WRITTEN REQUEST: Below are entries. Copy exactly the lines running from the line that holds "Give me the React, TypeScript" to the line that holds "const yTicks = [0.1, 0, -0.1, -0.2, -0.3, -0.4, -0.5, -0.6];", with both ends included.

TASK DATA:
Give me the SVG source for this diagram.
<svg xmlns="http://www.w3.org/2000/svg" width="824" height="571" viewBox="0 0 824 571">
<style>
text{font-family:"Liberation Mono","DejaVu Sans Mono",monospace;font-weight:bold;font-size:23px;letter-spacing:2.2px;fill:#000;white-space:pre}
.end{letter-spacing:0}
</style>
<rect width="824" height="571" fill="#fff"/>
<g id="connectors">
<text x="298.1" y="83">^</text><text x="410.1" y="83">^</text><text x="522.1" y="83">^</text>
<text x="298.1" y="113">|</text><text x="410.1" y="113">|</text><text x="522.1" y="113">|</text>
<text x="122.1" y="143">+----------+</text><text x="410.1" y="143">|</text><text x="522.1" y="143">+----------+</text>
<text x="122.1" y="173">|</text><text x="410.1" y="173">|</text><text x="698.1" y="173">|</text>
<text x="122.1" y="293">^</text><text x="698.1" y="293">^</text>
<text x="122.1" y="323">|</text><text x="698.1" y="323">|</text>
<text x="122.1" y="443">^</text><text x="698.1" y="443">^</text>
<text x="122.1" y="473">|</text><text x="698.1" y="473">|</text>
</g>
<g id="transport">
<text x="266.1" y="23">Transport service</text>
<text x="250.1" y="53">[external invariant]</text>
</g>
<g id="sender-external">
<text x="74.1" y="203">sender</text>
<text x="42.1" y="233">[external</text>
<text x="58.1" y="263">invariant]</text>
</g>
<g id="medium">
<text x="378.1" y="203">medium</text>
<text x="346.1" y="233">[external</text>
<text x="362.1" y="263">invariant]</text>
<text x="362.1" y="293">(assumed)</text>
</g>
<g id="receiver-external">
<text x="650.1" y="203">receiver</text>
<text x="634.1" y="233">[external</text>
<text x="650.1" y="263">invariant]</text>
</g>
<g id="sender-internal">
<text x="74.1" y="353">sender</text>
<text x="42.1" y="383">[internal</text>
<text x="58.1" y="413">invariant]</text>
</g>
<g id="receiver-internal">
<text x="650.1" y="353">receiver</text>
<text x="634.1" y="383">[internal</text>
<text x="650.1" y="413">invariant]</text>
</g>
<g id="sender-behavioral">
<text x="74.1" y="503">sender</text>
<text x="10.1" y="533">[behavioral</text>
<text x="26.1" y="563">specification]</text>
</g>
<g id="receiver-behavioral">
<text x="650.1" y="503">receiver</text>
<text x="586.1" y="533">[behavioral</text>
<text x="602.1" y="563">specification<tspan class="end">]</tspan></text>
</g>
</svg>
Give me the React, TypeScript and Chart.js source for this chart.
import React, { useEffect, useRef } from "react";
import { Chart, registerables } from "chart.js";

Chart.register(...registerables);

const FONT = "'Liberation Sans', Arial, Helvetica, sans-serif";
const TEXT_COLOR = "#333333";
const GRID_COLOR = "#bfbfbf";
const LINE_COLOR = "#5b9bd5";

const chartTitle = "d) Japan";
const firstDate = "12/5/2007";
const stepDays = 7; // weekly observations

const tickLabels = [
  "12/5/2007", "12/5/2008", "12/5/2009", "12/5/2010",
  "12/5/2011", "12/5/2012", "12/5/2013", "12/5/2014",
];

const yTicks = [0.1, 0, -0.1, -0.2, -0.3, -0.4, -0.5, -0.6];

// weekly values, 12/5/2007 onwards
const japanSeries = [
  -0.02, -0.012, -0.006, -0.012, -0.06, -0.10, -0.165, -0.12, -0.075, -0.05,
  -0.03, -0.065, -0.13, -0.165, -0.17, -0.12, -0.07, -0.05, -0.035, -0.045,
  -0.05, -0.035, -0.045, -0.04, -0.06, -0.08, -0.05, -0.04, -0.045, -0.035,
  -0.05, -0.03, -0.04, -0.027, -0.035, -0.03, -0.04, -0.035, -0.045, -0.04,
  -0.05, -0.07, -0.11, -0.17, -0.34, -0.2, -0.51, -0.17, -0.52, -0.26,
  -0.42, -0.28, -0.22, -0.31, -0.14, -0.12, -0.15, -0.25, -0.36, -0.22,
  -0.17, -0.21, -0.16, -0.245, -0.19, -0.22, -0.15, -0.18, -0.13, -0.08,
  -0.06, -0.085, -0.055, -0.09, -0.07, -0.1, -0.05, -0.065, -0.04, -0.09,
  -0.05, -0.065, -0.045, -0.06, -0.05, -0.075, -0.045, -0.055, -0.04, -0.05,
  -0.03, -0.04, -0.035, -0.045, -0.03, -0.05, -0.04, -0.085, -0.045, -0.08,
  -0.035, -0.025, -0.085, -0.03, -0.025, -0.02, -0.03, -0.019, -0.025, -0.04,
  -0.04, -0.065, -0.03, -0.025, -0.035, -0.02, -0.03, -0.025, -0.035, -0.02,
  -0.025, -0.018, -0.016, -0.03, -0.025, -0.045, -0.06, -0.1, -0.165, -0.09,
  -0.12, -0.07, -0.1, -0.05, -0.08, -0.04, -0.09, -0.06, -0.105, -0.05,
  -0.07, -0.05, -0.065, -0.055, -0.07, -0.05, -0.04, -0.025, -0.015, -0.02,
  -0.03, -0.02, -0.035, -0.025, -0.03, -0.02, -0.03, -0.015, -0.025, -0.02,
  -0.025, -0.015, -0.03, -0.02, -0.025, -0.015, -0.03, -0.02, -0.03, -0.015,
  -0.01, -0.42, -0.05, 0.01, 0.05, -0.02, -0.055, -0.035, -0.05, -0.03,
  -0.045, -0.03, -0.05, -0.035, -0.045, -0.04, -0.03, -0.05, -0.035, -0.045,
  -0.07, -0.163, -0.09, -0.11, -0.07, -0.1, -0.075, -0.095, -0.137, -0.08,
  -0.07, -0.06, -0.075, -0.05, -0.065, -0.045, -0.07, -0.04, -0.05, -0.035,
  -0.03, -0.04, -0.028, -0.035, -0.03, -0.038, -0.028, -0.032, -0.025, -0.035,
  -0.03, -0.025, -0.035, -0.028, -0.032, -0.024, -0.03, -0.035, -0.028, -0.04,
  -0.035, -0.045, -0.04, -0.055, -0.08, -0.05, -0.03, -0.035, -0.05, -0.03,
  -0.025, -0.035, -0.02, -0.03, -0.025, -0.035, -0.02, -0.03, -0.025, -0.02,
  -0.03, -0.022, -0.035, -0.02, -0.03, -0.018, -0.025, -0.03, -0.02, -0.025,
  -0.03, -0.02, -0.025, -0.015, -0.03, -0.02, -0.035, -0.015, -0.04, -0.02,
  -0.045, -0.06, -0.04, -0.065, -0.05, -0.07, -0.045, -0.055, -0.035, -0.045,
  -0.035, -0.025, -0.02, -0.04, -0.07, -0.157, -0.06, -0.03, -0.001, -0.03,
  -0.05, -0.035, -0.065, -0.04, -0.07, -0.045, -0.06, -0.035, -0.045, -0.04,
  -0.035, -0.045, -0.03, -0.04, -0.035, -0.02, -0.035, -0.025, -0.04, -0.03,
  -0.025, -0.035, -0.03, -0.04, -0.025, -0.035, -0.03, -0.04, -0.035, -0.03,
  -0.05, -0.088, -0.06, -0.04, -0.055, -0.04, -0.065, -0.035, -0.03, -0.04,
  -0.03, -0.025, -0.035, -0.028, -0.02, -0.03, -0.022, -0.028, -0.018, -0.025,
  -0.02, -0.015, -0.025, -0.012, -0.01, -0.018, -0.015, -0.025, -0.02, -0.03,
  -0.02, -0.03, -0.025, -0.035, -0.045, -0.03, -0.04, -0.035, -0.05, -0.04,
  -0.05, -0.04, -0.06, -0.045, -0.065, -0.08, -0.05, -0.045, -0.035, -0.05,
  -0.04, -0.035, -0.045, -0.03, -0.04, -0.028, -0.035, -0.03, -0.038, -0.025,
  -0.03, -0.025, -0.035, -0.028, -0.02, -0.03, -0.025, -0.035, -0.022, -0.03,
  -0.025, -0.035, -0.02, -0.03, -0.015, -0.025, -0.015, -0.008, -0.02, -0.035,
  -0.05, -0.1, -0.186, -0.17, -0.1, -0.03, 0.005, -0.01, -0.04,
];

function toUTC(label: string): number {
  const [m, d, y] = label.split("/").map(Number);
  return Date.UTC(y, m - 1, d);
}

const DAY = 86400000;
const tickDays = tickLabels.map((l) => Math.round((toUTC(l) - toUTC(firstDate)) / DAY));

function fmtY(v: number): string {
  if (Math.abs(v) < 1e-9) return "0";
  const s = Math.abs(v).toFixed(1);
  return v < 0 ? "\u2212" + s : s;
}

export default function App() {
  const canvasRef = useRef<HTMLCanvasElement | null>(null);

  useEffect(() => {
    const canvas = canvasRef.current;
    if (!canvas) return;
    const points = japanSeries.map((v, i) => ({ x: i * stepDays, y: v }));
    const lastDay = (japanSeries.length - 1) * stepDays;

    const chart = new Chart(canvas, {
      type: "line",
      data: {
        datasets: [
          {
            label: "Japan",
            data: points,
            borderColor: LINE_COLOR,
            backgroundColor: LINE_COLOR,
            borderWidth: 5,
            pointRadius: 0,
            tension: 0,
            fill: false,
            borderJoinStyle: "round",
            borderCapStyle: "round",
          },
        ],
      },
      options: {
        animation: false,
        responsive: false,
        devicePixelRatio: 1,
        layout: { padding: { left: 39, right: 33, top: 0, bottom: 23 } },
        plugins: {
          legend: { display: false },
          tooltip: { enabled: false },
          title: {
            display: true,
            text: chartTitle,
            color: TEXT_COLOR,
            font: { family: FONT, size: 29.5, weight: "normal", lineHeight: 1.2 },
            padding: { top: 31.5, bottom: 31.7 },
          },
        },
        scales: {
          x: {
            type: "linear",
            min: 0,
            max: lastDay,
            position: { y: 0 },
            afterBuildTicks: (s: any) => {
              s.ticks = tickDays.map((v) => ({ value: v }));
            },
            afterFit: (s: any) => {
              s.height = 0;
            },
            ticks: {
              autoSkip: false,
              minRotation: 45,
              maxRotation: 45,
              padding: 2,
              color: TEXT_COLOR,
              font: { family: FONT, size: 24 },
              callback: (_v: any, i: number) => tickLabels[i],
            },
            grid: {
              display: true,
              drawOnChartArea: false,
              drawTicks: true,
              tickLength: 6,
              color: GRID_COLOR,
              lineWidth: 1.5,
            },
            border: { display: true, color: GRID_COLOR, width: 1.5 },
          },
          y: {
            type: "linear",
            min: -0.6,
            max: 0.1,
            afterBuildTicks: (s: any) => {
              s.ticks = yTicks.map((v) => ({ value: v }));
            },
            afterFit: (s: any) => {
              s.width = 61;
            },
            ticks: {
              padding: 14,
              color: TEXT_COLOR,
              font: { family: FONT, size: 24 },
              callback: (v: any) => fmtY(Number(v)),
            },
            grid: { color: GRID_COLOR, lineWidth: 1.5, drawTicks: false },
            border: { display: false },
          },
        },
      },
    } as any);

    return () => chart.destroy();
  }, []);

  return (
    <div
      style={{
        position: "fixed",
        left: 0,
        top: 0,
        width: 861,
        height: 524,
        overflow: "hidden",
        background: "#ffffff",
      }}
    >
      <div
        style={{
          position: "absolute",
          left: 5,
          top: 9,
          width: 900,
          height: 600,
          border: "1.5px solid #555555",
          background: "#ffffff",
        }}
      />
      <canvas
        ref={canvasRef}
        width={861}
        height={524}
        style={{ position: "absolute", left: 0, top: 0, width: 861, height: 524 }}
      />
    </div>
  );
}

SOLVED EXERCISE:
Give me the React, TypeScript and Chart.js source for this chart.
import React, { useEffect, useRef } from "react";
import { Chart, registerables } from "chart.js";

Chart.register(...registerables);

const FONT = "'Liberation Sans', Arial, Helvetica, sans-serif";
const TEXT_COLOR = "#333333";
const GRID_COLOR = "#bfbfbf";
const LINE_COLOR = "#5b9bd5";

const chartTitle = "d) Japan";
const firstDate = "12/5/2007";
const stepDays = 7; // weekly observations

const tickLabels = [
  "12/5/2007", "12/5/2008", "12/5/2009", "12/5/2010",
  "12/5/2011", "12/5/2012", "12/5/2013", "12/5/2014",
];

const yTicks = [0.1, 0, -0.1, -0.2, -0.3, -0.4, -0.5, -0.6];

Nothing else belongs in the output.